To recap and make sure I have understood all this I will write it down. Please correct me where I am wrong on any aspect and fill in the blanks as necessary.

I have not yet dismantled the roller on my camera, there seems little point till I find a replacement central spring. I will only lose bits or forget how it goes together. It would however be good to understand how this is done without making a mess of the 'outer' springs.

Here goes:

The bottom roller has three springs.
The two outer springs act to tension the pulleys to which the ribbons and second blind are attached. Their springs are anchored on the pulleys and the other ends are anchored to the shaft inside the body of the roller (??? or to a sleeve that is anchored to the shaft???). Deklari's excellent drawing helps (thanks!) but I would like to see a bigger detail of the central part

The central spring which controls the tension of the first blind is anchored to the shaft and the central part of the roller (? somehow, help!??).
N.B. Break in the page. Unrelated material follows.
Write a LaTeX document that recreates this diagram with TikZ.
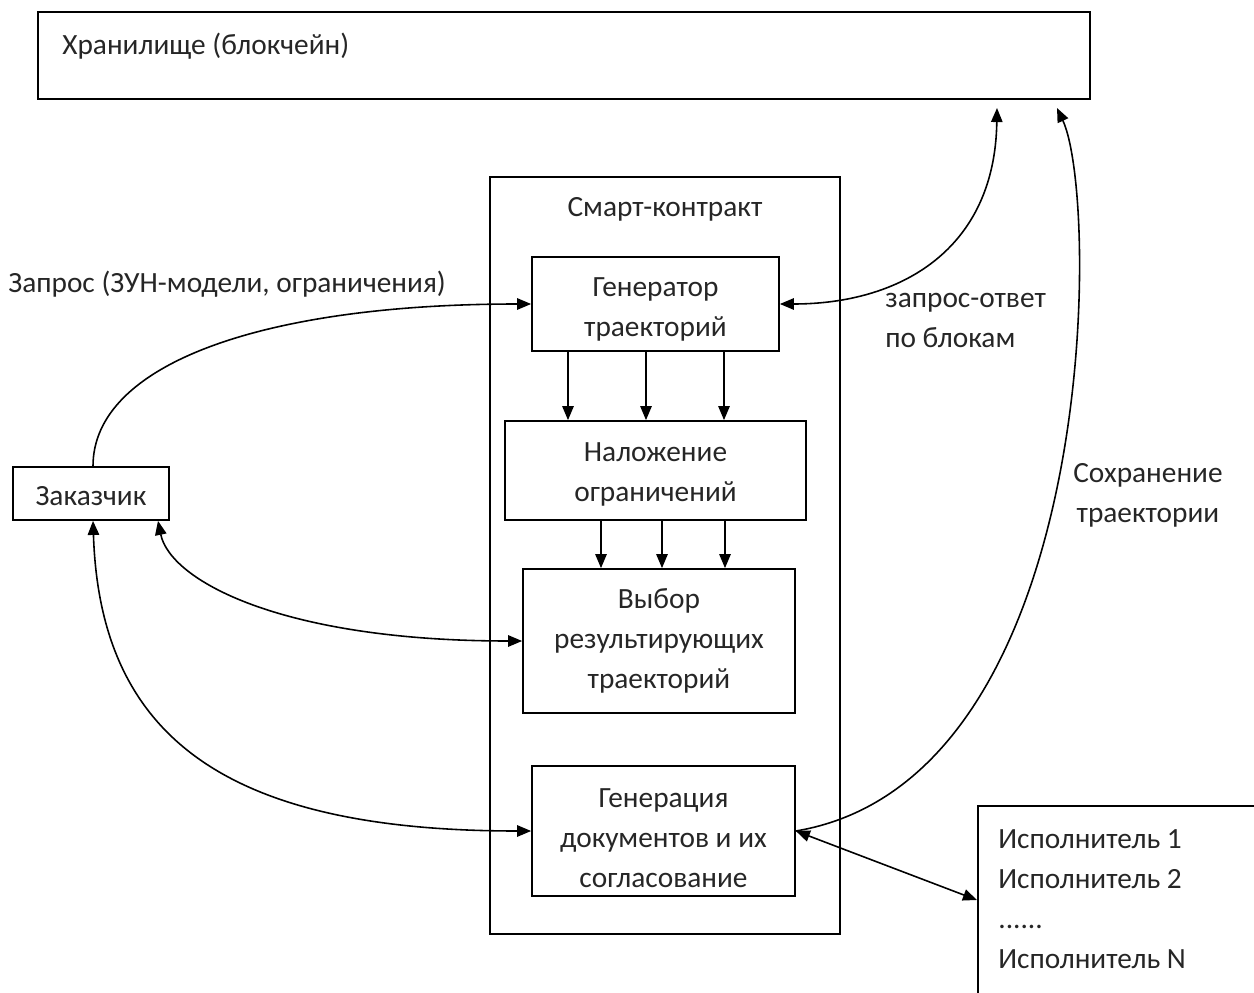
\documentclass[tikz,border=0pt]{standalone}
\usepackage{fontspec}
\setmainfont{Carlito}
\usepackage{tikz}
\usetikzlibrary{arrows.meta}

\begin{document}
\begin{tikzpicture}[
        x=0.02cm, y=-0.02cm,
        box/.style={rectangle, draw=black, line width=1pt, inner sep=0pt},
        lbl/.style={inner sep=0pt, align=center, text=black!85, font=\fontsize{16.7}{22.76}\selectfont},
        arrow/.style={line width=0.9pt, -{Triangle[length=8pt, width=6.5pt]}},
        darrow/.style={line width=0.9pt, {Triangle[length=8pt, width=6.5pt]}-{Triangle[length=8pt, width=6.5pt]}}
    ]
        \clip (0,0) rectangle (1254,993);

        % Storage
        \node (store) [box, minimum width=21.04cm, minimum height=1.74cm] at (564,55.5) {};
        \node (storetxt) [lbl, anchor=west] at (62,46) {Хранилище (блокчейн)};
        \coordinate (storeA) at (997,108);
        \coordinate (storeB) at (1057,108);

        % Smart contract
        \node (sc) [box, minimum width=7cm, minimum height=15.14cm] at (665,555.5) {};
        \node (sctitle) [lbl] at (665,209) {Смарт-контракт};
        \node (gen) [box, minimum width=4.94cm, minimum height=1.88cm] at (655.5,304) {};
        \node (gentxt) [lbl] at (655.5,309) {Генератор\\траекторий};
        \node (over) [box, minimum width=6.02cm, minimum height=1.98cm] at (655.5,470.5) {};
        \node (overtxt) [lbl] at (655.5,474) {Наложение\\ограничений};
        \node (choice) [box, minimum width=5.44cm, minimum height=2.88cm] at (659,641) {};
        \node (choicetxt) [lbl] at (659,641) {Выбор\\результирующих\\траекторий};
        \node (docs) [box, minimum width=5.26cm, minimum height=2.6cm] at (663.5,831) {};
        \node (docstxt) [lbl] at (663.5,838) {Генерация\\документов и их\\согласование};

        % Customer and executors
        \node (cust) [box, minimum width=3.12cm, minimum height=1.06cm] at (91,493.5) {};
        \node (custtxt) [lbl] at (91,496) {Заказчик};
        \node (exec) [box, anchor=north west, minimum width=7cm, minimum height=6cm] at (977,805) {};
        \node (exectxt) [lbl, anchor=west, align=left, font=\fontsize{16.7}{40\dimexpr 0.02cm\relax}\selectfont] at (998,899) {Исполнитель 1\\Исполнитель 2\\......\\Исполнитель N};

        % Labels
        \node (zunlbl) [lbl, anchor=west] at (8,284) {Запрос (ЗУН-модели, ограничения)};
        \node (qalbl) [lbl, anchor=west, align=left] at (885,320) {запрос-ответ\\по блокам};
        \node (savelbl) [lbl] at (1148,495) {Сохранение\\траектории};

        % Inner flow
        \foreach \x in {568,646,724}
            \draw [arrow] (gen.south -| \x,0) -- (over.north -| \x,0);
        \foreach \x in {601,662,725}
            \draw [arrow] (over.south -| \x,0) -- (choice.north -| \x,0);

        % Customer links
        \draw [arrow] (cust.north -| 93,0) .. controls (93,365) and (260,304) .. (gen.west);
        \draw [darrow] (cust.south -| 158,0) .. controls (170,580) and (280,641) .. (choice.west);
        \draw [darrow] (cust.south -| 93,0) .. controls (100,740) and (230,831) .. (docs.west);

        % Storage links
        \draw [darrow] (gen.east) .. controls (900,304) and (995,250) .. (storeA);
        \draw [arrow] (docs.east) .. controls (1100,780) and (1100,200) .. (storeB);
        \draw [darrow] (docs.east) -- (exec.west |- 0,900);
    \end{tikzpicture}
\end{document}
In the normal course of events all three springs are tensioned by screwing up the shaft and capturing it in the small fitting bottom left of shutter (seen from back). The three springs will then tension at roughly the same rate but remain independent allowing an element of balance which will help with very slight differences in ribbon length etc.

((NOTE: The tensioning process is different on the dimple Contax I but more of this another day))
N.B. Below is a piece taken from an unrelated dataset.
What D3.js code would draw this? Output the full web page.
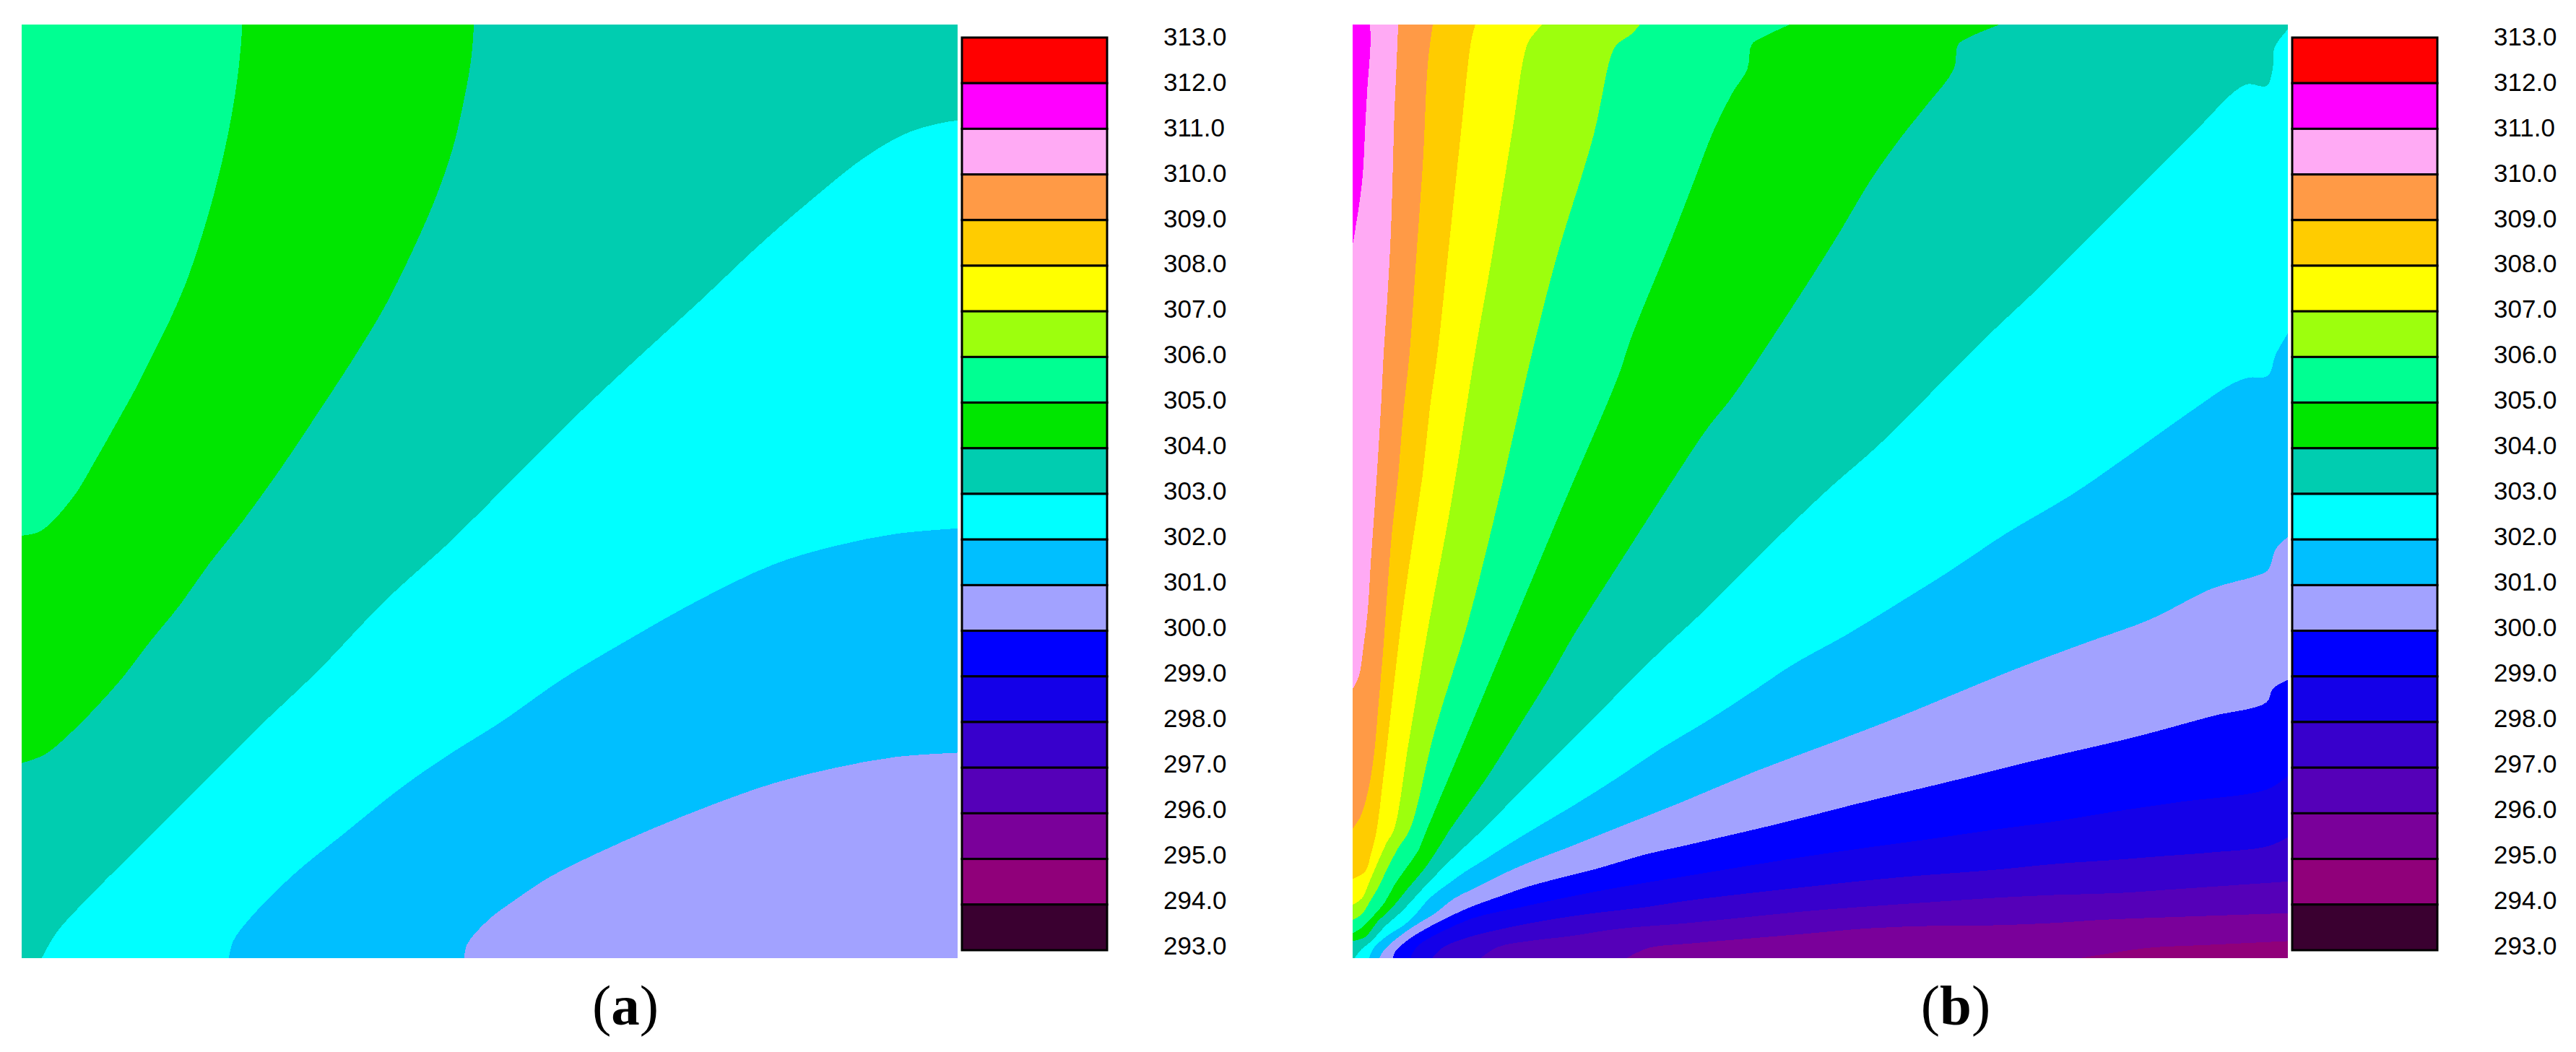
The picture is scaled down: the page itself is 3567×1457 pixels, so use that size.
<!DOCTYPE html>
<html>
<head>
<meta charset="utf-8">
<script src="https://cdn.jsdelivr.net/npm/d3@7"></script>
<style>
  body { margin: 0; background: #fff; }
  svg { display: block; }
</style>
</head>
<body>
<script>
// legend, top cell first. cell i spans (312 - i) .. (313 - i)
var bandColors = ["#FF0000", "#FF00FF", "#FFAAF4", "#FF9A46", "#FFCC00", "#FFFF00", "#9DFF0D",
    "#00FF92", "#00E600", "#00CDB0", "#00FFFF", "#00BFFF", "#A2A2FF", "#0000FF",
    "#1400E8", "#3800CC", "#5500B8", "#7A009A", "#90007A", "#3A0030"];
var tickValues = d3.range(293, 314);

// isotherms, [x, y] in grid units (0..1540, 0..1536, y up)
// panel a
var a305 = [[0,695],[28,701],[50,718],[88,763],[118,813],[153,875],[188,938],[213,988],[243,1048],[273,1118],[298,1193],[318,1263],[338,1348],[353,1433],[360,1493],[363,1536]];
var a304 = [[0,321],[38,335],[78,368],[118,408],[163,458],[213,523],[258,578],[308,648],[363,718],[428,808],[488,898],[548,990],[598,1073],[638,1153],[678,1243],[708,1328],[728,1413],[740,1483],[744,1536]];
var a303 = [[33,0],[58,43],[118,108],[198,188],[288,278],[388,378],[488,473],[598,588],[708,688],[808,788],[908,888],[998,973],[1118,1083],[1208,1168],[1288,1238],[1388,1318],[1458,1358],[1518,1375],[1540,1378]];
var a302 = [[341,0],[348,28],[378,68],[448,138],[528,203],[628,283],[708,338],[788,388],[888,458],[988,518],[1118,591],[1238,648],[1338,678],[1438,698],[1540,707]];
var a301 = [[728,0],[733,23],[768,63],[808,93],[868,133],[948,173],[1038,213],[1138,253],[1238,288],[1338,313],[1438,331],[1540,338]];

// panel b
var b311 = [[0,1173],[5,1203],[12,1248],[17,1293],[21,1373],[25,1443],[29,1493],[29,1536]];
var b310 = [[0,443],[10,463],[18,513],[25,573],[30,653],[35,723],[41,813],[47,913],[51,993],[57,1083],[63,1196],[69,1395],[72,1463],[75,1536]];
var b309 = [[0,213],[13,233],[25,273],[35,333],[43,423],[50,503],[57,603],[65,703],[75,793],[83,893],[94,998],[104,1142],[116,1315],[124,1474],[132,1536]];
var b308 = [[0,130],[21,143],[30,171],[39,207],[50,293],[65,423],[80,553],[97,673],[115,793],[127,903],[140,998],[157,1157],[178,1355],[195,1508],[202,1536]];
var b307 = [[0,88],[15,98],[27,124],[42,159],[56,190],[68,211],[92,353],[126,553],[163,753],[202,998],[230,1157],[262,1355],[287,1502],[298,1520],[312,1536]];
var b306 = [[0,63],[15,72],[29,94],[42,116],[56,145],[76,183],[94,211],[135,373],[190,553],[240,753],[296,998],[337,1157],[397,1355],[425,1483],[435,1503],[460,1521],[473,1536]];
var b305 = [[0,41],[15,50],[29,64],[53,92],[68,119],[88,148],[107,175],[122,211],[182,353],[266,553],[350,753],[438,959],[458,1019],[525,1183],[560,1273],[595,1363],[625,1423],[650,1463],[657,1503],[675,1515],[720,1536]];
var b304 = [[0,28],[21,35],[41,60],[65,83],[92,116],[119,148],[145,187],[160,211],[225,303],[275,383],[325,463],[365,533],[435,643],[525,783],[585,873],[625,923],[725,1073],[795,1183],[855,1283],[905,1353],[945,1403],[990,1463],[997,1503],[1015,1515],[1065,1536]];
var b303 = [[3,0],[15,15],[30,27],[54,53],[80,76],[119,118],[160,160],[214,211],[285,283],[385,383],[505,503],[575,568],[675,668],[785,773],[865,843],[985,963],[1045,1023],[1135,1108],[1215,1188],[1285,1258],[1385,1358],[1455,1428],[1475,1438],[1505,1435],[1515,1463],[1518,1498],[1540,1528]];
var b302 = [[27,0],[35,17],[56,36],[84,54],[100,68],[128,100],[160,124],[185,142],[219,163],[250,183],[296,211],[370,255],[435,296],[505,343],[585,391],[665,443],[725,483],[815,533],[905,588],[985,638],[1075,698],[1185,763],[1265,818],[1385,903],[1445,943],[1475,955],[1507,958],[1520,993],[1540,1028]];
var b301 = [[44,0],[50,11],[72,32],[100,52],[136,74],[167,98],[207,118],[255,142],[297,160],[357,183],[427,211],[545,258],[665,308],[785,353],[895,395],[985,432],[1085,473],[1205,518],[1315,558],[1415,608],[1485,628],[1507,638],[1520,673],[1540,693]];
var b300 = [[66,0],[71,12],[94,32],[131,54],[167,72],[199,86],[238,100],[290,118],[338,131],[409,149],[476,169],[555,187],[705,222],[835,255],[985,291],[1135,328],[1285,363],[1415,398],[1505,421],[1515,443],[1540,458]];
var b299 = [[95,0],[107,20],[148,44],[199,66],[278,84],[357,101],[436,116],[555,136],[745,167],[848,182],[951,196],[1054,211],[1157,225],[1260,242],[1363,257],[1507,278],[1540,300]];
var b298 = [[131,0],[148,17],[183,32],[255,50],[318,62],[397,74],[476,83],[555,95],[745,117],[900,133],[1054,145],[1157,155],[1260,162],[1322,167],[1415,174],[1507,184],[1540,199]];
var b297 = [[211,0],[238,18],[297,29],[357,36],[436,48],[555,58],[745,77],[848,85],[951,92],[1054,99],[1157,104],[1260,107],[1363,114],[1540,126]];
var b296 = [[451,0],[488,17],[555,24],[745,40],[848,49],[951,53],[1054,54],[1157,58],[1234,63],[1363,68],[1540,74]];
var b295 = [[1198,0],[1260,10],[1311,17],[1414,22],[1540,28]];

var aLevels = [301, 302, 303, 304, 305];
var aLines = [a301, a302, a303, a304, a305];
var bLevels = [295, 296, 297, 298, 299, 300, 301, 302, 303, 304, 305, 306, 307, 308, 309, 310, 311];
var bLines = [b295, b296, b297, b298, b299, b300, b301, b302, b303, b304, b305, b306, b307, b308, b309, b310, b311];

var w = 3567;
var h = 1457;
var gridW = 1540;
var gridH = 1536;

var svg = d3.select("body")
    .append("svg")
    .attr("width", w)
    .attr("height", h);

svg.append("rect")
    .attr("width", w)
    .attr("height", h)
    .attr("fill", "#fff");

function bandColor(level) {
    return bandColors[312 - level];
}

function drawPanel(left, right, levels, lines, baseLevel, name, nameX) {
    var top = 34;
    var bottom = 1327;

    var xScale = d3.scaleLinear().domain([0, gridW]).range([left, right]);
    var yScale = d3.scaleLinear().domain([0, gridH]).range([bottom, top]);

    var line = d3.line()
        .x(function (d) { return xScale(d[0]); })
        .y(function (d) { return yScale(d[1]); })
        .curve(d3.curveCatmullRom.alpha(0.5));

    // lowest band first, every isotherm then paints everything on its upper left
    svg.append("rect")
        .attr("x", left)
        .attr("y", top)
        .attr("width", right - left)
        .attr("height", bottom - top)
        .attr("fill", bandColor(baseLevel));

    svg.selectAll(null)
        .data(levels)
        .enter()
        .append("path")
        .attr("fill", function (d) { return bandColor(d); })
        .attr("shape-rendering", "crispEdges")
        .attr("d", function (d, i) {
            var pts = lines[i];
            var first = pts[0];
            var last = pts[pts.length - 1];
            // close along the panel edge, straight
            var path = line(pts);
            if (last[0] === gridW) path += "L" + xScale(gridW) + "," + yScale(gridH);
            path += "L" + xScale(0) + "," + yScale(gridH);
            if (first[0] > 0) path += "L" + xScale(0) + "," + yScale(0);
            return path + "Z";
        });

    // colour bar
    var barLeft = right + 6;
    var barRight = barLeft + 201;
    var barScale = d3.scaleLinear().domain([293, 313]).range([1316, 52]);

    svg.selectAll(null)
        .data(bandColors)
        .enter()
        .append("rect")
        .attr("x", barLeft)
        .attr("y", function (d, i) { return barScale(313 - i); })
        .attr("width", barRight - barLeft)
        .attr("height", function (d, i) { return barScale(312 - i) - barScale(313 - i); })
        .attr("fill", function (d) { return d; })
        .attr("stroke", "#000")
        .attr("stroke-width", 3);

    var labelScale = d3.scaleLinear().domain([293, 313]).range([1310, 51]);
    var axis = d3.axisRight(labelScale)
        .tickValues(tickValues)
        .tickFormat(d3.format(".1f"))
        .tickSize(0)
        .tickPadding(0);

    var g = svg.append("g")
        .attr("transform", "translate(" + (barRight + 78) + ",0)")
        .call(axis);
    g.select(".domain").remove();
    g.selectAll("text")
        .attr("font-family", "'Liberation Sans', Arial, sans-serif")
        .attr("font-size", 35)
        .attr("fill", "#000");

    // (a) / (b) caption
    var cap = svg.append("text")
        .attr("x", nameX)
        .attr("y", 1419)
        .attr("text-anchor", "middle")
        .attr("font-family", "'Liberation Serif', 'Times New Roman', serif")
        .attr("font-size", 79)
        .attr("fill", "#000");
    cap.append("tspan").text("(");
    cap.append("tspan").attr("font-weight", "bold").text(name);
    cap.append("tspan").text(")");
}

drawPanel(30, 1326, aLevels, aLines, 300, "a", 866);
drawPanel(1873, 3168, bLevels, bLines, 294, "b", 2708);
</script>
</body>
</html>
Without dismantling the whole roller (which I guess will mean cutting my new ribbons) I have to assume the centre spring has broken. The chances of it having come 'undone somehow' must be seen as zero and I guess any fiddling with the spring will only make it snap.
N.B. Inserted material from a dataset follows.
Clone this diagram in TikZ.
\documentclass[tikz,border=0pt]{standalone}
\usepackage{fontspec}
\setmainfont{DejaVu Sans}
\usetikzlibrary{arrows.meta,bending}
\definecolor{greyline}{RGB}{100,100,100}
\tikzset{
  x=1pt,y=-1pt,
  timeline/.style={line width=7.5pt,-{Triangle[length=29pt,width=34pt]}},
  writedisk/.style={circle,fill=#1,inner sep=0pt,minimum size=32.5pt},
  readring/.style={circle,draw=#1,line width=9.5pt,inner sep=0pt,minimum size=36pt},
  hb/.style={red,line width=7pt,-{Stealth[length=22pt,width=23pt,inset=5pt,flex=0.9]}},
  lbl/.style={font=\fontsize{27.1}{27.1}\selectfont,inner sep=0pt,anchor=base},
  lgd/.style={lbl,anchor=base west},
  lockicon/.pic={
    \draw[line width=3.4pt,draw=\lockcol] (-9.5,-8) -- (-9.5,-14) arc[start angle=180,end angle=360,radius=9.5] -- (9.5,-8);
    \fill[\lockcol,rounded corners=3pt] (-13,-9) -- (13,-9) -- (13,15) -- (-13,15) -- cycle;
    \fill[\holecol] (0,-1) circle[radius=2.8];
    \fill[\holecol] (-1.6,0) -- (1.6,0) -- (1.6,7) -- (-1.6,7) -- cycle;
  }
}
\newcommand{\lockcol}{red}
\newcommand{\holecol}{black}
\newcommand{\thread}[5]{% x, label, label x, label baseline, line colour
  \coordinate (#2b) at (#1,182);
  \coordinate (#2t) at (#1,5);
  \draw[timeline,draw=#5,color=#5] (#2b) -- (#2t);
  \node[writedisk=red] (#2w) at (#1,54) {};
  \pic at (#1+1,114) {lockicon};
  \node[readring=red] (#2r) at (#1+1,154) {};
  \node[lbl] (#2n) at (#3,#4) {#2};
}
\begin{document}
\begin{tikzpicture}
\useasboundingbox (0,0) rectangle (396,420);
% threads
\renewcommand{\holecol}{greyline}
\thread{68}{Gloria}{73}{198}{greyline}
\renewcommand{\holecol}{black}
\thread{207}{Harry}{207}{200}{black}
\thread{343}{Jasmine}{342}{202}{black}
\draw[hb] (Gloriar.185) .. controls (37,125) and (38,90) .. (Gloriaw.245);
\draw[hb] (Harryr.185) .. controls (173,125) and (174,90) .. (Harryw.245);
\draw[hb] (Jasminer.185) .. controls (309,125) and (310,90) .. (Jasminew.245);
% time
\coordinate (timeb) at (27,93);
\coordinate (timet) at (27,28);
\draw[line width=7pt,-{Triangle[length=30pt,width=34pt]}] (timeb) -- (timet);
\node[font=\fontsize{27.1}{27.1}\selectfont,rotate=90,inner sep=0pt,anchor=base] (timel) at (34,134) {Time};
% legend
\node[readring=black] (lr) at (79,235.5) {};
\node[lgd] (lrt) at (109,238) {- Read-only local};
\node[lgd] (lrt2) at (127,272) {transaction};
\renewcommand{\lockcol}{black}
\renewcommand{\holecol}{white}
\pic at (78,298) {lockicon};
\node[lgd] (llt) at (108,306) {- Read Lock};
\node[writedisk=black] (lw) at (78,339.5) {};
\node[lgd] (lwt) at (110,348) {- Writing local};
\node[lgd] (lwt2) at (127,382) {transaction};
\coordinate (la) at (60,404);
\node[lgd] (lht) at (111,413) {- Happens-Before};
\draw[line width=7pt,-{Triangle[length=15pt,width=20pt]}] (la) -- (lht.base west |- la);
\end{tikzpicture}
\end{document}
For a solution I have one or two ideas as to people who may have the relevant bits in a box and there is always a Kiev but I would far rather replace the whole roller if possible which means looking for the remains of a dead Contax I.

So if a anyone can offer a step by step of dismantling the roller it would be a great help.

In the meantime I will put the camera back together so as not to lose anything and turn my attention and sledge hammer to my next project!